▸ Given exercise
Leave the pictures out. Return all other data exactly.

▸ Data extract
"""
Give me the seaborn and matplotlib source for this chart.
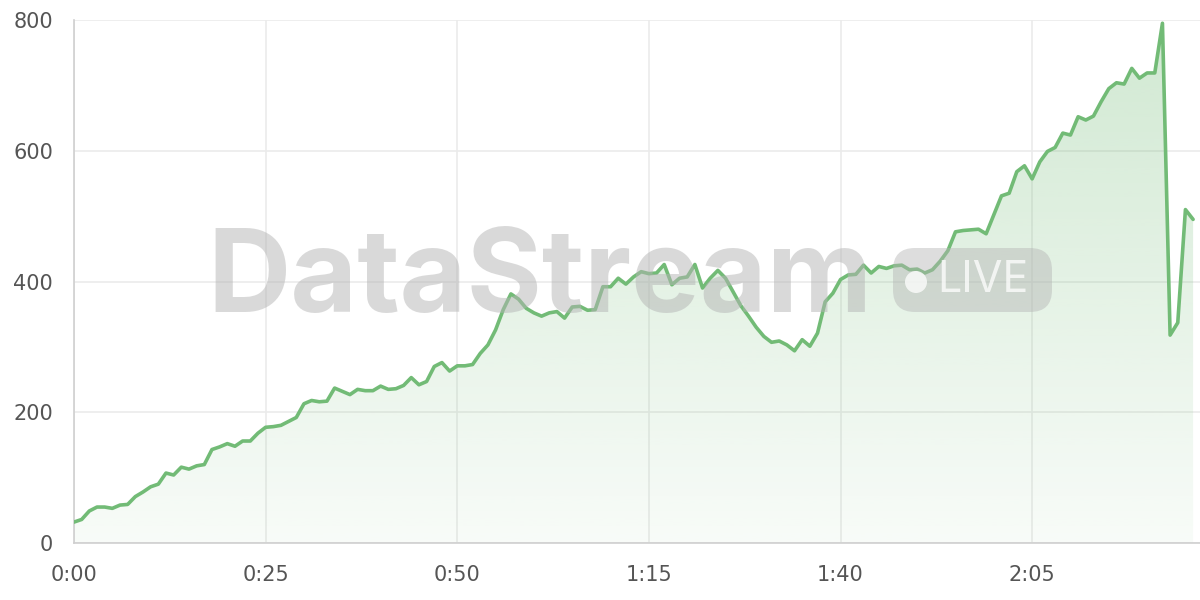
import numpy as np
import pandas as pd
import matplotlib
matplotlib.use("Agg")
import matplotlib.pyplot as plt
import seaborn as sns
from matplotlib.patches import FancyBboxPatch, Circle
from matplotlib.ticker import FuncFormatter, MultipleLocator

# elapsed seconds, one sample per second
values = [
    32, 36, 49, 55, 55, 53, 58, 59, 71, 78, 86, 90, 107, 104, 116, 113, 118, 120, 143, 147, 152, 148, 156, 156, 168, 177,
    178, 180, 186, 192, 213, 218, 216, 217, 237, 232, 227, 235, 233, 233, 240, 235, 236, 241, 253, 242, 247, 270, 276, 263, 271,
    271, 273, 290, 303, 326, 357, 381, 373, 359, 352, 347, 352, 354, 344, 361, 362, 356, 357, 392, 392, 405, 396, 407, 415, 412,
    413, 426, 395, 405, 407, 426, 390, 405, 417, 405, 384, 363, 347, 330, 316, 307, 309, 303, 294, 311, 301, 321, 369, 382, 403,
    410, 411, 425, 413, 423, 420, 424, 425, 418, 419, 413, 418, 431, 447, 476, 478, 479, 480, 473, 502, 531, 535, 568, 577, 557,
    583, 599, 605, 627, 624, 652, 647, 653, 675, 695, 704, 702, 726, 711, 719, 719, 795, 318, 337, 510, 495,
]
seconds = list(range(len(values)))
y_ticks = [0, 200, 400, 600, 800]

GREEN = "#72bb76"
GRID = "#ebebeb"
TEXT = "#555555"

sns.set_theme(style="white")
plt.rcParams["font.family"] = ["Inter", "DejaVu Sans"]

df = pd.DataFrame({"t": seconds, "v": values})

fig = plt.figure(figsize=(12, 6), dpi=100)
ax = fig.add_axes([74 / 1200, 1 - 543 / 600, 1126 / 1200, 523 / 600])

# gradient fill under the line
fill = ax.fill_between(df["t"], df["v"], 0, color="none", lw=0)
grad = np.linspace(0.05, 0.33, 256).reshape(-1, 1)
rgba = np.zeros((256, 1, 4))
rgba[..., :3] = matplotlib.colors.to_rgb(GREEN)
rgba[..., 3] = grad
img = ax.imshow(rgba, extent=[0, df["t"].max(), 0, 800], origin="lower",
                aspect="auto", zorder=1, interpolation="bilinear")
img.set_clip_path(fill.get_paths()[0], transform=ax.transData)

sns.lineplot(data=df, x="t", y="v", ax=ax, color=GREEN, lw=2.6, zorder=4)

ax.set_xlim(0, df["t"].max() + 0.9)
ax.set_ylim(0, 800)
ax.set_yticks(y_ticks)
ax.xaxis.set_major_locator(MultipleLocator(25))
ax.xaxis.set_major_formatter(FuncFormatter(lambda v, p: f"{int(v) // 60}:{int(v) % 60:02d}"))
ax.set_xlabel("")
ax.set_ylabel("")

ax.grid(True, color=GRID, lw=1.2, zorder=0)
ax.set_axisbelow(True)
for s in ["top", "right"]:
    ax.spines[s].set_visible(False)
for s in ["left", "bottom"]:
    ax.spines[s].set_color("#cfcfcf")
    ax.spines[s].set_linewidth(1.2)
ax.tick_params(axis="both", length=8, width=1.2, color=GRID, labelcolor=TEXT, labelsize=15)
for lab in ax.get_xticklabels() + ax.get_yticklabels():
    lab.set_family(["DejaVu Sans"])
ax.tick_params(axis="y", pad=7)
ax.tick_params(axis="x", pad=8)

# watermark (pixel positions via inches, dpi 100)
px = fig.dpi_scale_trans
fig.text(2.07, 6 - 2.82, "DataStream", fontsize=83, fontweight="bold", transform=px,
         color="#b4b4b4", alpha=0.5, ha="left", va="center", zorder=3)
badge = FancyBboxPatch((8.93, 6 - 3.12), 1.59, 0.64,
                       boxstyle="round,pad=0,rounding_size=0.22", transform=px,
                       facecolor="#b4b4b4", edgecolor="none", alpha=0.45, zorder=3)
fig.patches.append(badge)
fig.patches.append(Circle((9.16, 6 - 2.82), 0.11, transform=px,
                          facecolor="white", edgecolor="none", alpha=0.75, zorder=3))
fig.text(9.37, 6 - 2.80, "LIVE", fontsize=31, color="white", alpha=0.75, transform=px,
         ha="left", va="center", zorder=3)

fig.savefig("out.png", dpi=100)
"""
▸ Exercise answer
Give me the seaborn and matplotlib source for this chart.
import numpy as np
import pandas as pd
import matplotlib
matplotlib.use("Agg")
import matplotlib.pyplot as plt
import seaborn as sns
from matplotlib.patches import FancyBboxPatch, Circle
from matplotlib.ticker import FuncFormatter, MultipleLocator

# elapsed seconds, one sample per second
values = [
    32, 36, 49, 55, 55, 53, 58, 59, 71, 78, 86, 90, 107, 104, 116, 113, 118, 120, 143, 147, 152, 148, 156, 156, 168, 177,
    178, 180, 186, 192, 213, 218, 216, 217, 237, 232, 227, 235, 233, 233, 240, 235, 236, 241, 253, 242, 247, 270, 276, 263, 271,
    271, 273, 290, 303, 326, 357, 381, 373, 359, 352, 347, 352, 354, 344, 361, 362, 356, 357, 392, 392, 405, 396, 407, 415, 412,
    413, 426, 395, 405, 407, 426, 390, 405, 417, 405, 384, 363, 347, 330, 316, 307, 309, 303, 294, 311, 301, 321, 369, 382, 403,
    410, 411, 425, 413, 423, 420, 424, 425, 418, 419, 413, 418, 431, 447, 476, 478, 479, 480, 473, 502, 531, 535, 568, 577, 557,
    583, 599, 605, 627, 624, 652, 647, 653, 675, 695, 704, 702, 726, 711, 719, 719, 795, 318, 337, 510, 495,
]
seconds = list(range(len(values)))
y_ticks = [0, 200, 400, 600, 800]

GREEN = "#72bb76"
GRID = "#ebebeb"
TEXT = "#555555"

sns.set_theme(style="white")
plt.rcParams["font.family"] = ["Inter", "DejaVu Sans"]

df = pd.DataFrame({"t": seconds, "v": values})

fig = plt.figure(figsize=(12, 6), dpi=100)
ax = fig.add_axes([74 / 1200, 1 - 543 / 600, 1126 / 1200, 523 / 600])

# gradient fill under the line
fill = ax.fill_between(df["t"], df["v"], 0, color="none", lw=0)
grad = np.linspace(0.05, 0.33, 256).reshape(-1, 1)
rgba = np.zeros((256, 1, 4))
rgba[..., :3] = matplotlib.colors.to_rgb(GREEN)
rgba[..., 3] = grad
img = ax.imshow(rgba, extent=[0, df["t"].max(), 0, 800], origin="lower",
                aspect="auto", zorder=1, interpolation="bilinear")
img.set_clip_path(fill.get_paths()[0], transform=ax.transData)

sns.lineplot(data=df, x="t", y="v", ax=ax, color=GREEN, lw=2.6, zorder=4)

ax.set_xlim(0, df["t"].max() + 0.9)
ax.set_ylim(0, 800)
ax.set_yticks(y_ticks)
ax.xaxis.set_major_locator(MultipleLocator(25))
ax.xaxis.set_major_formatter(FuncFormatter(lambda v, p: f"{int(v) // 60}:{int(v) % 60:02d}"))
ax.set_xlabel("")
ax.set_ylabel("")

ax.grid(True, color=GRID, lw=1.2, zorder=0)
ax.set_axisbelow(True)
for s in ["top", "right"]:
    ax.spines[s].set_visible(False)
for s in ["left", "bottom"]:
    ax.spines[s].set_color("#cfcfcf")
    ax.spines[s].set_linewidth(1.2)
ax.tick_params(axis="both", length=8, width=1.2, color=GRID, labelcolor=TEXT, labelsize=15)
for lab in ax.get_xticklabels() + ax.get_yticklabels():
    lab.set_family(["DejaVu Sans"])
ax.tick_params(axis="y", pad=7)
ax.tick_params(axis="x", pad=8)

# watermark (pixel positions via inches, dpi 100)
px = fig.dpi_scale_trans
fig.text(2.07, 6 - 2.82, "DataStream", fontsize=83, fontweight="bold", transform=px,
         color="#b4b4b4", alpha=0.5, ha="left", va="center", zorder=3)
badge = FancyBboxPatch((8.93, 6 - 3.12), 1.59, 0.64,
                       boxstyle="round,pad=0,rounding_size=0.22", transform=px,
                       facecolor="#b4b4b4", edgecolor="none", alpha=0.45, zorder=3)
fig.patches.append(badge)
fig.patches.append(Circle((9.16, 6 - 2.82), 0.11, transform=px,
                          facecolor="white", edgecolor="none", alpha=0.75, zorder=3))
fig.text(9.37, 6 - 2.80, "LIVE", fontsize=31, color="white", alpha=0.75, transform=px,
         ha="left", va="center", zorder=3)

fig.savefig("out.png", dpi=100)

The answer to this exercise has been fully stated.